“Where is the stock market heading?” is one of the questions most often asked by investors, especially as markets seem hell-bent on rewriting the record books. It is therefore no wonder that even so-called “pop analysis”, including some legendary axioms, is resorted to in a quest for direction. And besides “buy low and sell high” few other axioms are more widely propagated than “sell in May and go away”. A Google search revealed an astounding 264 000 items featuring this phrase. 

After four straight years of spectacular growth in equity prices across the globe, investors are justifiably questioning the longevity of the bull. And they nervously wonder whether this May will not only herald longer days in the Northern Hemisphere, but also live up to its reputation as the advent of a corrective phase in the markets. 

The important issue, however, is whether this axiom actually has any scientific basis at all. While the figures obviously vary from market to market, long-term statistics seem to show that the best time to be invested in equities is the six months from early November through to the end of April of the next year (“good” periods), while the “bad” periods normally occur over the six months from May to October. 

A study of the MSCI World Index, a commonly used benchmark for global equity markets, reveals that since 1969 “good” periods returned 8,4% per annum while investors were actually in the red during the “bad” periods by -0,4% per annum.
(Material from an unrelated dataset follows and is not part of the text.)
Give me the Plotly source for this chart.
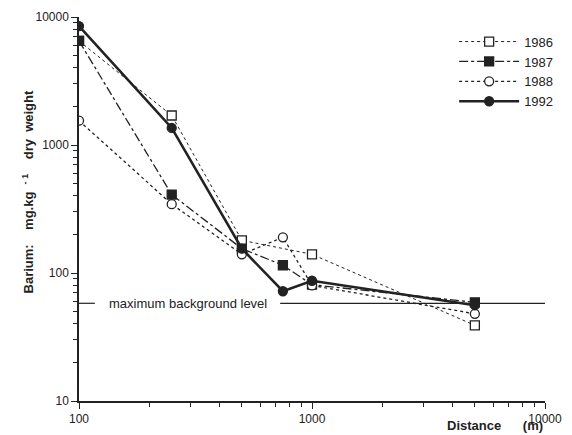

Interestingly, this phenomenon – of “good” period returns outperforming those of “bad” periods – applied to all 18 markets where MSCI computed index returns. 

“Sell in May and go away” also holds true for the US stock markets. A study by Plexus Asset Management of the S&P500 Index shows that the returns of the “good” six-month periods from January 1950 to December 2006 were 8,5% per annum whereas those of the “bad” periods were 3,2% per annum (see graph A).  

A study of the pattern in monthly returns reveals that the “bad” periods of the S&P500 Index are quite distinct with every single one of the six months from May to October having lower average monthly returns than the six months of the good periods (see graph B).      

But what exactly does this mean for the investor who contemplates timing the market by selling in May and reinvesting in November? Further analysis shows that had one kept the investment in the S&P500 Index only during the “good” six-month periods, and reinvested the proceeds in the money market during the “bad” six-month periods, the total return would have been 11,2% per annum (see graph A). But, the best strategy would in fact have been to discard the “sell in May” axiom and rather ride out the “good” and “bad” periods as the annual return on this investment was 11,9% per annum. 

The difference of 0,7% per annum may seem insignificant, but over such a long period of time this would have made a very sizeable difference in monetary value.  

These calculations also do not take tax into account, and as the returns on the money market have been calculated gross of tax, the result would have been even more in favour of remaining fully invested in equities. And, of course, every time one switches out of and back into the stock market there are costs involved, which would also reduce the returns for the market timer.  

The axiom “sell in May and go away” in itself seems to be a rather doubtful basis for timing equity investments in the US. However, it may serve a useful purpose as input, together with other factors, to otherwise rational decision making.  

One can therefore argue that after four years of exceptional returns, and in view of the fact that we are entering a “bad” period, it could be an opportune time to lighten equity exposure – at least for the next few months. For those wishing to commit new cash to the market, my advice will be rather to sit tight or, if you have money burning a hole in your pocket, phase it in during the axiom’s purported “bad” months, accelerating purchases on any weakness.